Crop inspection tours a drain on public resources—Survey
Malawi President Joyce Banda’s decision to revive crop inspection tours has attracted the anger of some Malawians who believe she is wasting taxpayers’ money at a time the country is struggling economically.
In a Nation on Sunday survey on the issue, out of 1 068 people who took part in the poll, 696 said the President has no justification for embarking on the exercise.
This means 65 percent of the respondents in the survey expressed reservations over the tours.
Data for the survey was pooled from face-to-face interviews conducted in 18 districts and our short message service (SMS) line.
Human rights activist Billy Mayaya warned that the symbolism of crop inspection tours is often tainted with political overtones.
Mayaya said the politicisation of food is a clear abrogation of the progressive realisation of the right to food being spearheaded by the Food and Agriculture Organisation (FAO).

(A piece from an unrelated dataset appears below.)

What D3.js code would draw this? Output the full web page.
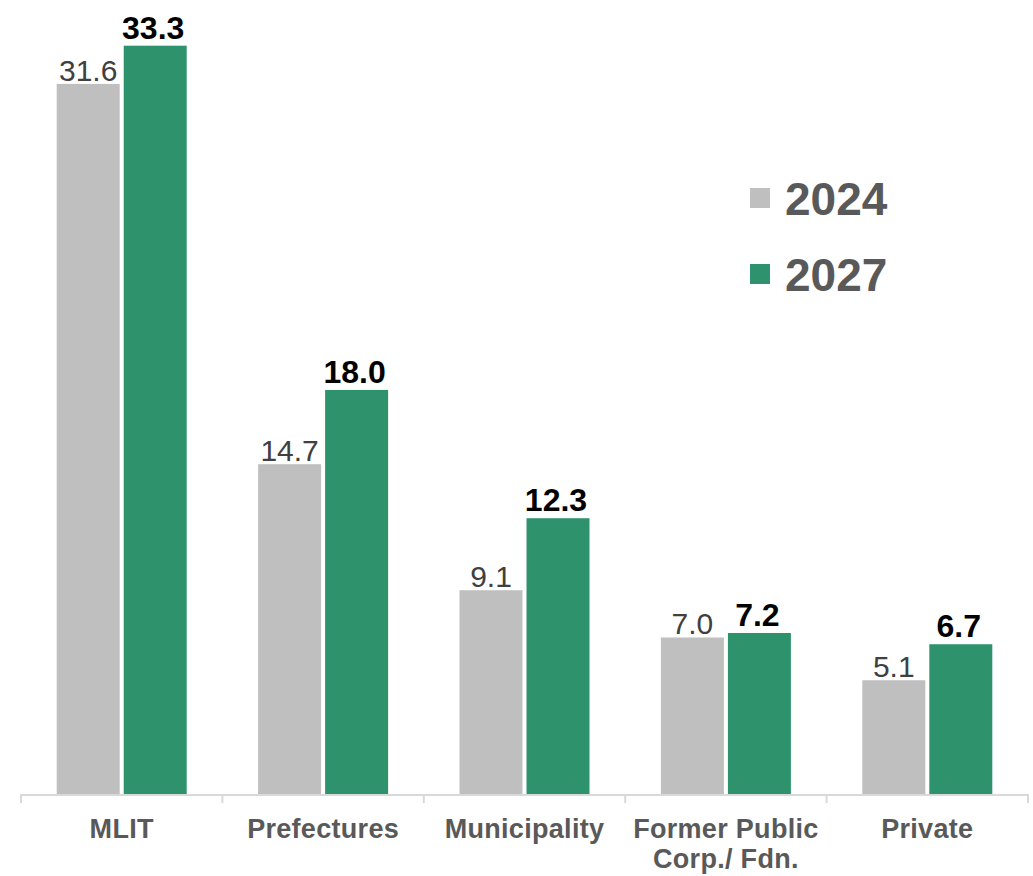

“Crop inspection tours are the onus of the Ministry of Agriculture and food security NGOs. The President needs to support such processes by creating an enabling environment in which the sector can thrive without the overt symbolisms of crop inspection tours.
“This can be achieved by the government making strong policy statements to support the sector and not through the empty symbolisms of crop inspection tours that only drain State resources during this time of austerity,” he said.
But government spokesperson Moses Kunkuyu defended the exercise, saying Malawi, being an agro-based economy, needs encouragement from the highest level of government.
“We see nothing wrong with the inspection. She is operating within the budget,” said Kunkuyu.
The minister’s statement contradicts Nation on Sunday revelations that not only has State House exhausted its K1.8 billion (about $4.6m) allocation in the 2012/2013 budget, but had also overspent the vote by K800 million (about $2.05m) by November 2012.
This was only five months into the financial year.
On the last day Parliament rose two weeks ago, the House approved K3.6 billion (about $7.6m) for State residences, more than double the initial K1.8 billion allocation.